From the conceptual point of view, this is an extension of their previous work by C. Lüders et al.,[1] on quantum coherence, where they now «optimize the quantum coherence of a nonresonantly excited exciton-polariton condensate of long living polaritons by minimizing the condensate’s interaction with the surrounding reservoir of excitons and free carriers». They upgrade $\mathcal{C}\approx 0.21$ to well above 0.6 as can be seen above. They attribute this to long lifetime and thus thermalization and an evidence that the exciton reservoir does not destry "quantum coherence".

The reservoir technique is the same as in other papers:

We spatially separate the polariton condensate from the surrounding incoherent carrier reservoir, minimizing the interaction between them

where it is known to enhance other observables:

In terms of g(1), it has already been demonstrated that this method improves the condensate’s spatial 28 and temporal29,30 coherence.

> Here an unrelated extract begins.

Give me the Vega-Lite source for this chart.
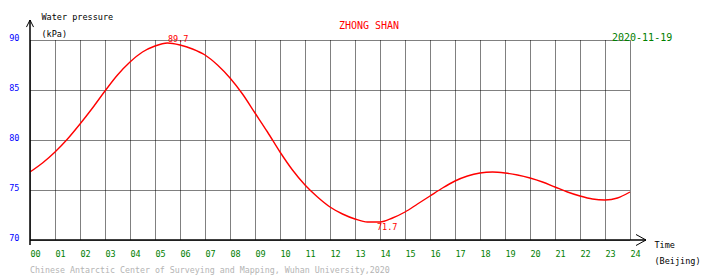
{
  "$schema": "https://vega.github.io/schema/vega-lite/v6.json",
  "width": 600,
  "height": 200,
  "autosize": {"type": "none"},
  "padding": {"left": 30, "top": 40, "right": 80, "bottom": 38},
  "background": "white",
  "config": {"view": {"stroke": null}, "font": "DejaVu Sans Mono"},
  "resolve": {"axis": {"x": "independent", "y": "independent"}},
  "datasets": {
    "pressure": [
      {"h": 0, "v": 76.8}, {"h": 0.5, "v": 77.7}, {"h": 1, "v": 78.8}, {"h": 1.5, "v": 80.1},
      {"h": 2, "v": 81.6}, {"h": 2.5, "v": 83.2}, {"h": 3, "v": 84.9}, {"h": 3.5, "v": 86.5},
      {"h": 4, "v": 87.8}, {"h": 4.5, "v": 88.8}, {"h": 5, "v": 89.4}, {"h": 5.5, "v": 89.7},
      {"h": 6, "v": 89.5}, {"h": 6.5, "v": 89.1}, {"h": 7, "v": 88.5}, {"h": 7.5, "v": 87.5},
      {"h": 8, "v": 86.2}, {"h": 8.5, "v": 84.6}, {"h": 9, "v": 82.7}, {"h": 9.5, "v": 80.8},
      {"h": 10, "v": 78.8}, {"h": 10.5, "v": 77.0}, {"h": 11, "v": 75.5}, {"h": 11.5, "v": 74.3},
      {"h": 12, "v": 73.3}, {"h": 12.5, "v": 72.6}, {"h": 13, "v": 72.1}, {"h": 13.5, "v": 71.8},
      {"h": 14, "v": 71.8}, {"h": 14.5, "v": 72.2}, {"h": 15, "v": 72.8}, {"h": 15.5, "v": 73.6},
      {"h": 16, "v": 74.4}, {"h": 16.5, "v": 75.2}, {"h": 17, "v": 75.9}, {"h": 17.5, "v": 76.4},
      {"h": 18, "v": 76.7}, {"h": 18.5, "v": 76.8}, {"h": 19, "v": 76.7}, {"h": 19.5, "v": 76.5},
      {"h": 20, "v": 76.2}, {"h": 20.5, "v": 75.8}, {"h": 21, "v": 75.3}, {"h": 21.5, "v": 74.8},
      {"h": 22, "v": 74.4}, {"h": 22.5, "v": 74.1}, {"h": 23, "v": 74.0}, {"h": 23.5, "v": 74.2},
      {"h": 24, "v": 74.8}
    ],
    "extremes": [
      {"h": 5.52, "v": 89.7, "label": "89.7", "kind": "max"},
      {"h": 13.88, "v": 71.7, "label": "71.7", "kind": "min"}
    ],
    "one": [{"k": 1}]
  },
  "layer": [
    {
      "data": {"name": "pressure"},
      "mark": {"type": "line", "color": "#ff0000", "strokeWidth": 1.4, "interpolate": "monotone"},
      "encoding": {
        "x": {
          "field": "h", "type": "quantitative",
          "scale": {"domain": [0, 24], "nice": false, "zero": false},
          "axis": {
            "values": [0,1,2,3,4,5,6,7,8,9,10,11,12,13,14,15,16,17,18,19,20,21,22,23,24],
            "format": "02d",
            "domain": false, "ticks": false,
            "grid": true, "gridColor": "#000000", "gridOpacity": 1, "gridWidth": 1, "gridDash": [1, 1],
            "labelColor": "#008000", "labelFont": "DejaVu Sans Mono", "labelFontSize": 8.5,
            "labelAlign": "left", "labelBaseline": "top", "labelPadding": 9, "labelFlush": false, "labelOverlap": false,
            "title": ["Time", "(Beijing)"],
            "titleFont": "DejaVu Sans Mono", "titleFontSize": 8.5, "titleFontWeight": "normal", "titleColor": "#000000",
            "titleAlign": "left", "titleBaseline": "alphabetic", "titleAnchor": null,
            "titleX": 624, "titleY": 7, "titleLineHeight": 16
          }
        },
        "y": {
          "field": "v", "type": "quantitative",
          "scale": {"domain": [70, 90], "nice": false, "zero": false},
          "axis": {
            "values": [70, 75, 80, 85, 90],
            "format": "d",
            "domain": false, "ticks": false,
            "grid": true, "gridColor": "#000000", "gridOpacity": 1, "gridWidth": 1, "gridDash": [1, 1],
            "labelColor": "#0000ff", "labelFont": "DejaVu Sans Mono", "labelFontSize": 8.5,
            "labelAlign": "right", "labelBaseline": "alphabetic", "labelPadding": 11, "labelFlush": false, "labelOverlap": false,
            "title": ["Water pressure", "(kPa)"],
            "titleFont": "DejaVu Sans Mono", "titleFontSize": 8.5, "titleFontWeight": "normal", "titleColor": "#000000",
            "titleAngle": 0, "titleAlign": "left", "titleBaseline": "alphabetic", "titleAnchor": null,
            "titleX": 11, "titleY": -21, "titleLineHeight": 17
          }
        }
      }
    },
    {
      "data": {"name": "one"},
      "mark": {"type": "rule", "color": "#000000", "strokeWidth": 1.5},
      "encoding": {"x": {"datum": 0, "axis": null}, "y": {"datum": 69.5, "axis": null}, "y2": {"datum": 92}}
    },
    {
      "data": {"name": "one"},
      "mark": {"type": "rule", "color": "#000000", "strokeWidth": 1.5},
      "encoding": {"x": {"datum": 0, "axis": null}, "x2": {"datum": 24.64}, "y": {"datum": 70, "axis": null}}
    },
    {
      "data": {"name": "one"},
      "mark": {"type": "point", "shape": "M-0.5,1L0,0L0.5,1", "filled": false, "stroke": "#000000", "strokeWidth": 1, "size": 200, "opacity": 1},
      "encoding": {"x": {"datum": 0, "axis": null}, "y": {"datum": 92, "axis": null}}
    },
    {
      "data": {"name": "one"},
      "mark": {"type": "point", "shape": "M-1,-0.55L0,0L-1,0.55", "filled": false, "stroke": "#000000", "strokeWidth": 1, "size": 400, "opacity": 1},
      "encoding": {"x": {"datum": 24.64, "axis": null}, "y": {"datum": 70, "axis": null}}
    },
    {
      "data": {"name": "extremes"},
      "transform": [{"filter": "datum.kind === 'max'"}],
      "mark": {"type": "text", "color": "#ff0000", "font": "DejaVu Sans Mono", "fontSize": 8.5, "align": "left", "baseline": "alphabetic", "dy": -1},
      "encoding": {"x": {"field": "h", "type": "quantitative", "axis": null}, "y": {"field": "v", "type": "quantitative", "axis": null}, "text": {"field": "label"}}
    },
    {
      "data": {"name": "extremes"},
      "transform": [{"filter": "datum.kind === 'min'"}],
      "mark": {"type": "text", "color": "#ff0000", "font": "DejaVu Sans Mono", "fontSize": 8.5, "align": "left", "baseline": "top", "dy": 0},
      "encoding": {"x": {"field": "h", "type": "quantitative", "axis": null}, "y": {"field": "v", "type": "quantitative", "axis": null}, "text": {"field": "label"}}
    },
    {
      "data": {"name": "one"},
      "mark": {"type": "text", "color": "#ff0000", "font": "DejaVu Sans Mono", "fontSize": 10, "align": "center", "baseline": "alphabetic"},
      "encoding": {"x": {"datum": 13.56, "axis": null}, "y": {"datum": 91.1, "axis": null}, "text": {"value": "ZHONG SHAN"}}
    },
    {
      "data": {"name": "one"},
      "mark": {"type": "text", "color": "#008000", "font": "DejaVu Sans Mono", "fontSize": 10, "align": "left", "baseline": "alphabetic"},
      "encoding": {"x": {"datum": 23.28, "axis": null}, "y": {"datum": 89.9, "axis": null}, "text": {"value": "2020-11-19"}}
    },
    {
      "data": {"name": "one"},
      "mark": {"type": "text", "color": "#b4b4b4", "font": "DejaVu Sans Mono", "fontSize": 8.3, "align": "left", "baseline": "alphabetic"},
      "encoding": {"x": {"datum": 0, "axis": null}, "y": {"datum": 66.7, "axis": null}, "text": {"value": "Chinese Antarctic Center of Surveying and Mapping, Wuhan University,2020"}}
    }
  ]
}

Same statements as in the previous paper, in particular:

Polariton condensates may carry quan tum superpositions in the Fock basis, which can either be directly exploited as a resource or transferred into quantum entanglement or other non classical correlations19,20.

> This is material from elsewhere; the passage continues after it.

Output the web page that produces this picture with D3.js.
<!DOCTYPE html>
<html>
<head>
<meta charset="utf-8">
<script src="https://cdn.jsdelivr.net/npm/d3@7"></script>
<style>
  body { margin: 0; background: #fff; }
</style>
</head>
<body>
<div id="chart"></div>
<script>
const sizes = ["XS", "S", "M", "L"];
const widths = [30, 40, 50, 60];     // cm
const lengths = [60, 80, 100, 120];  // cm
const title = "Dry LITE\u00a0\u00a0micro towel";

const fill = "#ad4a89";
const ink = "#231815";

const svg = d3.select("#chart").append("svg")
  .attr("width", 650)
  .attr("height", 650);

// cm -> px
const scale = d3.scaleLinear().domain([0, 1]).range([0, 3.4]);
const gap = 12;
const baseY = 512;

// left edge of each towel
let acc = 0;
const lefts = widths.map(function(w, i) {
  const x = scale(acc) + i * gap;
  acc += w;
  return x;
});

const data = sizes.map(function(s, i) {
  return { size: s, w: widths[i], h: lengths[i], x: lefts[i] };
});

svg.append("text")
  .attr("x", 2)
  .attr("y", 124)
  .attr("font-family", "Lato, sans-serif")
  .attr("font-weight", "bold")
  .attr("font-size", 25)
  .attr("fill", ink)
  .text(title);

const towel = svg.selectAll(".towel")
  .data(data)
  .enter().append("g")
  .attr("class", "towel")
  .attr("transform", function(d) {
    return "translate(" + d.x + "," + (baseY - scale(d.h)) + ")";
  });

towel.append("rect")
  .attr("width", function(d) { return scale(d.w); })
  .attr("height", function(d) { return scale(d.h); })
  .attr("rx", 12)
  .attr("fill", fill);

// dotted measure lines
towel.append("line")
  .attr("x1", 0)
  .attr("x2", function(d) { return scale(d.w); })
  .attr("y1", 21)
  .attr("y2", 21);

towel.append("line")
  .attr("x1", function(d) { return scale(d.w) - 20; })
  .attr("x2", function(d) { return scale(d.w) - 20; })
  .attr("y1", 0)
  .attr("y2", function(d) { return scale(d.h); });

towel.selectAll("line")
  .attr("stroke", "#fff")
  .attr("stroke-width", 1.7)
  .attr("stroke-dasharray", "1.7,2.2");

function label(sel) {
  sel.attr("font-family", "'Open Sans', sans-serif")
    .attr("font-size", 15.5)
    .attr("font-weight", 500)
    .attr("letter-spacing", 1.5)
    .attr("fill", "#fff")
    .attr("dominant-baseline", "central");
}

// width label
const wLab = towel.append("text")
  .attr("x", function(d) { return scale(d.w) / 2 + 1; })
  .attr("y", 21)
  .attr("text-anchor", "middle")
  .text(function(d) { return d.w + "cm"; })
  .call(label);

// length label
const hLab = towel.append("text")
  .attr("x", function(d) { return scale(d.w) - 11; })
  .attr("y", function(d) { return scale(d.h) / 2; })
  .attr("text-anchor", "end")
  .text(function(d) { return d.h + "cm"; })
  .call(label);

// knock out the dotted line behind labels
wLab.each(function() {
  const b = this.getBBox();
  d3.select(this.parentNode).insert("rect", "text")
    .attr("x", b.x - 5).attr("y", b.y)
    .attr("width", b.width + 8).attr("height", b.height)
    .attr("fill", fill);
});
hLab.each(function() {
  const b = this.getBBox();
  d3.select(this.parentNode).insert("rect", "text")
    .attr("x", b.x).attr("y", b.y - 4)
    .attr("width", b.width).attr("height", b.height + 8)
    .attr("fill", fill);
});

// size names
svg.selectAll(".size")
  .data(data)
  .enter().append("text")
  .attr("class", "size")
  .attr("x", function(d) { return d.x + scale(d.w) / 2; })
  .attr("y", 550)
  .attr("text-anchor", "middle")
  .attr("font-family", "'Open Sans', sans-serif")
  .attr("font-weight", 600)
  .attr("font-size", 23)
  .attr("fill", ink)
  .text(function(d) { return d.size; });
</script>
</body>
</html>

Like before, they do not measure the actual phase but infer it is there:

Experimentally, the density matrix can be reconstructed using quantum state tomography. However, this requires a temporally stable phase between the local oscillator (LO) and the signal, a condition not satisfied in polariton condensates. We circumvent this obstacle by assuming that the polariton condensate is in a single mode Gaussian state in the absence of squeezing, and can thereby, be described as a displaced thermal state with both coherent and thermal components.

They measure instead the phase averaged Husimi Q distribution:

we measure the phase averaged Husimi-Q distribution in phase space, which provides equivalent information. The Husimi-Q distribution is well-defined for states near the vacuum, and its positivity and smoothness allow it to be accessed experimentally.

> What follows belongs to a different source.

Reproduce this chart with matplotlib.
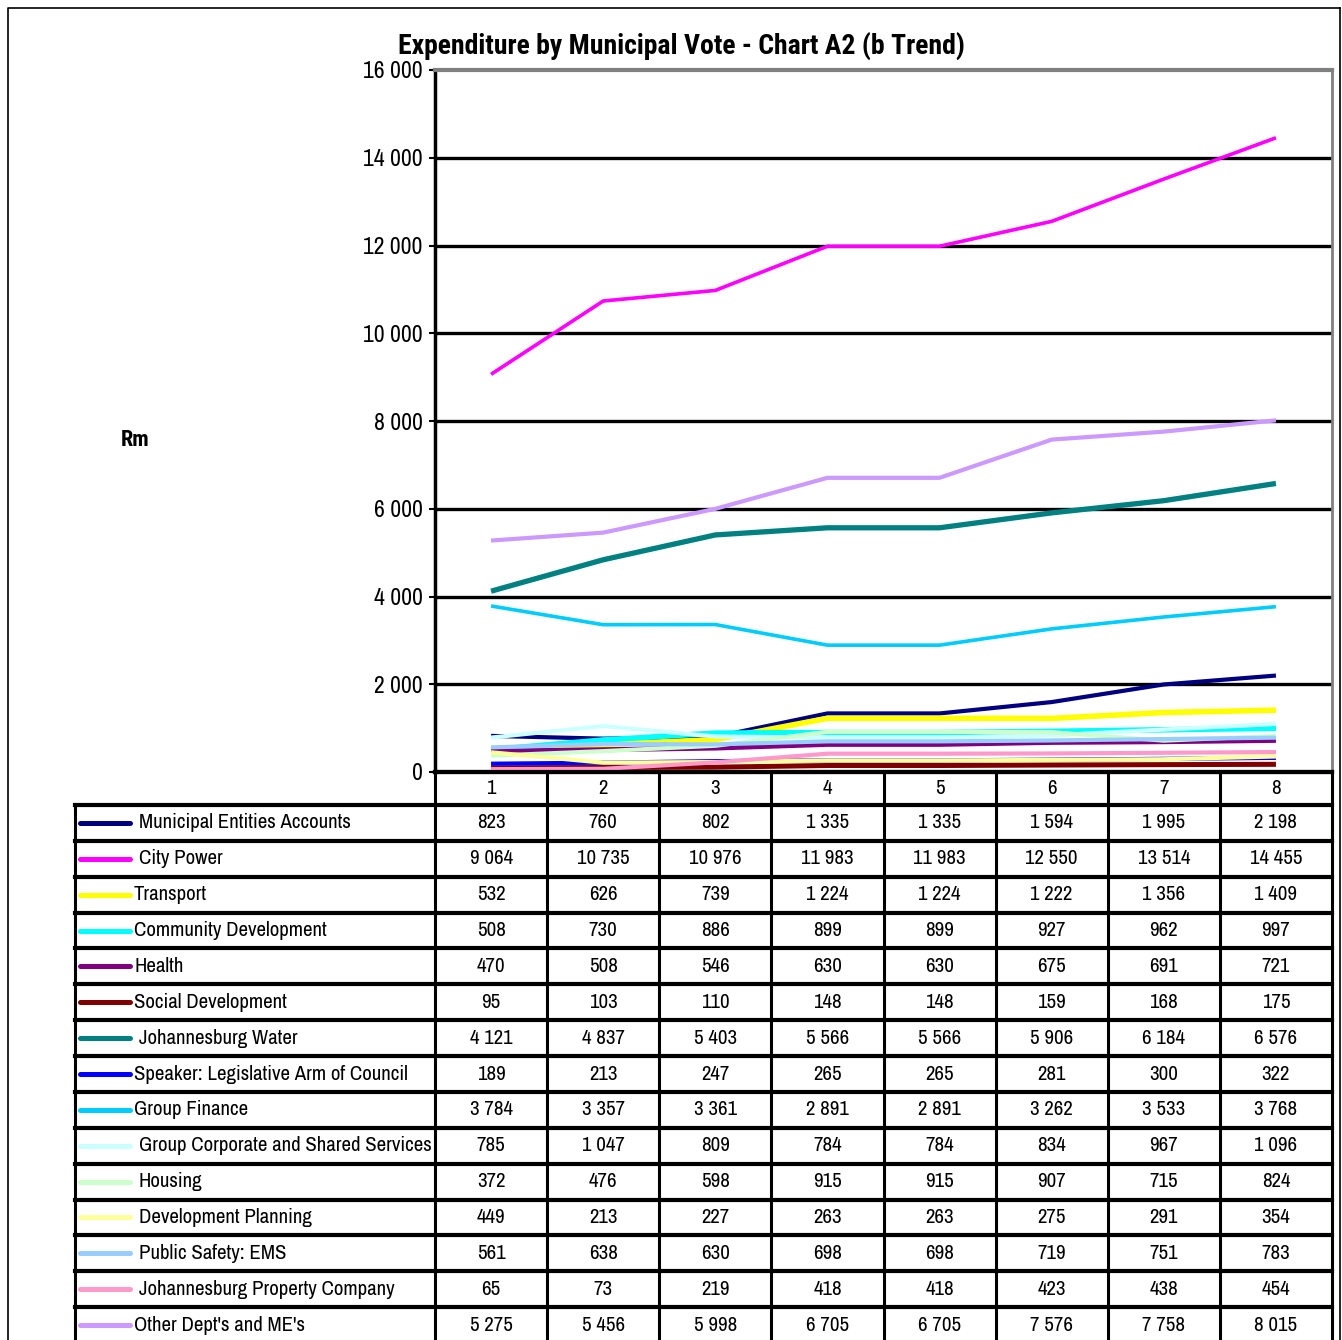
import matplotlib
matplotlib.use("Agg")
import matplotlib.pyplot as plt

plt.rcParams['font.family'] = ['Archivo Narrow', 'Roboto Condensed', 'DejaVu Sans']
bold_family = ['Roboto Condensed', 'Archivo Narrow', 'DejaVu Sans']

# data -- Rm per period
periods = ["1", "2", "3", "4", "5", "6", "7", "8"]
municipal_entities = [823, 760, 802, 1335, 1335, 1594, 1995, 2198]
city_power = [9064, 10735, 10976, 11983, 11983, 12550, 13514, 14455]
transport = [532, 626, 739, 1224, 1224, 1222, 1356, 1409]
community_dev = [508, 730, 886, 899, 899, 927, 962, 997]
health = [470, 508, 546, 630, 630, 675, 691, 721]
social_dev = [95, 103, 110, 148, 148, 159, 168, 175]
jhb_water = [4121, 4837, 5403, 5566, 5566, 5906, 6184, 6576]
speaker = [189, 213, 247, 265, 265, 281, 300, 322]
group_finance = [3784, 3357, 3361, 2891, 2891, 3262, 3533, 3768]
group_corporate = [785, 1047, 809, 784, 784, 834, 967, 1096]
housing = [372, 476, 598, 915, 915, 907, 715, 824]
dev_planning = [449, 213, 227, 263, 263, 275, 291, 354]
public_safety = [561, 638, 630, 698, 698, 719, 751, 783]
jhb_property = [65, 73, 219, 418, 418, 423, 438, 454]
other_depts = [5275, 5456, 5998, 6705, 6705, 7576, 7758, 8015]

series = [
    ("Municipal Entities Accounts", municipal_entities, "#000080", 3.0),
    ("City Power", city_power, "#FF00FF", 2.6),
    ("Transport", transport, "#FFFF00", 4.0),
    ("Community Development", community_dev, "#00FFFF", 4.0),
    ("Health", health, "#800080", 3.6),
    ("Social Development", social_dev, "#800000", 3.6),
    ("Johannesburg Water", jhb_water, "#008080", 3.8),
    ("Speaker: Legislative Arm of Council", speaker, "#0000FF", 3.0),
    ("Group Finance", group_finance, "#00CCFF", 2.6),
    ("Group Corporate and Shared Services", group_corporate, "#CCFFFF", 3.0),
    ("Housing", housing, "#CCFFCC", 3.0),
    ("Development Planning", dev_planning, "#FFFF99", 3.0),
    ("Public Safety: EMS", public_safety, "#99CCFF", 3.0),
    ("Johannesburg Property Company", jhb_property, "#FF99CC", 3.0),
    ("Other Dept's and ME's", other_depts, "#CC99FF", 3.0),
]
label_offset = [True, True, False, False, False, False, True, False, False,
                True, True, True, True, True, False]

W, H = 1342, 1340
fig = plt.figure(figsize=(W / 100, H / 100), dpi=100)

# main plot area
x0, x1, ytop, ybot = 435, 1332, 70, 772
ax = fig.add_axes([x0 / W, (H - ybot) / H, (x1 - x0) / W, (ybot - ytop) / H])
xs = list(range(1, len(periods) + 1))
for name, vals, col, lw in series:
    ax.plot(xs, vals, color=col, lw=lw, solid_capstyle="butt", zorder=3)

ax.set_xlim(0.5, 8.5)
ax.set_ylim(0, 16000)
ax.set_yticks(range(0, 16001, 2000))
ax.set_yticklabels([f"{v:,}".replace(",", " ") for v in range(0, 16001, 2000)], fontsize=17)
ax.set_xticks([])
for y in range(2000, 16000, 2000):
    ax.axhline(y, color="black", lw=2.4, zorder=1)
ax.spines["top"].set_color("#808080")
ax.spines["top"].set_linewidth(3)
ax.spines["right"].set_color("#808080")
ax.spines["right"].set_linewidth(2)
ax.spines["left"].set_linewidth(2.5)
ax.spines["bottom"].set_linewidth(3)
ax.tick_params(axis="y", length=4, width=1.5, pad=5)

fig.text(681 / W, 1 - 46 / H, "Expenditure by Municipal Vote - Chart A2 (b Trend)",
         ha="center", va="center", fontsize=20, fontweight="bold", family=bold_family)
fig.text(135 / W, 1 - 440 / H, "Rm", ha="center", va="center", fontsize=16,
         fontweight="bold", family=bold_family)

# data table below the plot
tab = fig.add_axes([0, 0, 1, 1], facecolor="none")
tab.set_xlim(0, W)
tab.set_ylim(H, 0)
tab.axis("off")

colw = (x1 - x0) / len(periods)
head_top, head_bot = 772, 805
rowh = (1343 - head_bot) / len(series)
left = 75

for i, p in enumerate(periods):
    tab.text(x0 + (i + 0.5) * colw, (head_top + head_bot) / 2, p,
             ha="center", va="center", fontsize=15)
for i in range(len(periods) + 1):
    tab.plot([x0 + i * colw] * 2, [head_top, H + 5], color="black", lw=2.2)
tab.plot([left, left], [head_bot, H + 5], color="black", lw=2.2)
tab.plot([x0, x1], [head_top, head_top], color="black", lw=3)

for r, (name, vals, col, lw) in enumerate(series):
    ytop_r = head_bot + r * rowh
    yc = ytop_r + rowh / 2
    tab.plot([left, x1], [ytop_r, ytop_r], color="black", lw=3)
    tab.plot([80, 130], [yc, yc], color=col, lw=3.6, solid_capstyle="round")
    tx = 139 if label_offset[r] else 134
    tab.text(tx, yc, name, ha="left", va="center", fontsize=15)
    for i, v in enumerate(vals):
        tab.text(x0 + (i + 0.5) * colw, yc, f"{v:,}".replace(",", " "),
                 ha="center", va="center", fontsize=15)

# outer frame
tab.plot([8, 8, 1340], [H + 5, 8, 8], color="black", lw=1.2)
tab.plot([1340, 1340], [8, H + 5], color="black", lw=1.2)

fig.savefig("out.png", dpi=100)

They have an interesting short paragraph on the role of the dark-exciton reservoir:

a non-negligible number of dark excitons accumulates inside the center of the ring and interacts with the condensate

they provide a constant (non-fluctuating) background potential, which doesn't spoil coherence.

The drop in $g^{(2)}$ is not simultaneous with population buildup (as predicted by Shishkov[2]):

Although we do not observe any more jumps in the photon number for this pump power, g(2)(0) does not decrease yet, probably due to the fact that condensed polaritons still exhibit some thermal characteristics, as the power is not sufficiently far away from the threshold.

Some mechanical noise at high power affects population but not $g^{(2)}$.

This comment is strange (as if they don't actually measure $g^{(2)}$ of 2 but infer it from previous measurements):

Below the condensation threshold, our estimated g(2)(0) consistently exhibits a value of 2. We want to emphasize that our fitting method provides this value for a vacuum state and the uncondensed lower polariton branch does not overlap with the local oscillator. Nevertheless, previous works have exhaustively demonstrated that polaritons below the condensation threshold are generally characterized by a thermal state with g(2)(0) = 2.

They attribute higher "quantum coherence" in this case thanks to longer lifetime and thus better thermalization. Regarding the role of the reservoir, they comment:

increasing the polariton lifetime to bring the polariton condensate closer to a thermalized equilibrium state is significantly more beneficial to its quantum coherence properties than just separating it from incoherent reservoirs.

It's not clear why they assume interactions or even a potential would spoil their "quantum coherence", as it wouldn't per se make it less of a pure state (superposition), just one which is not the displaced thermal state. This shows again how fragile is their assumption.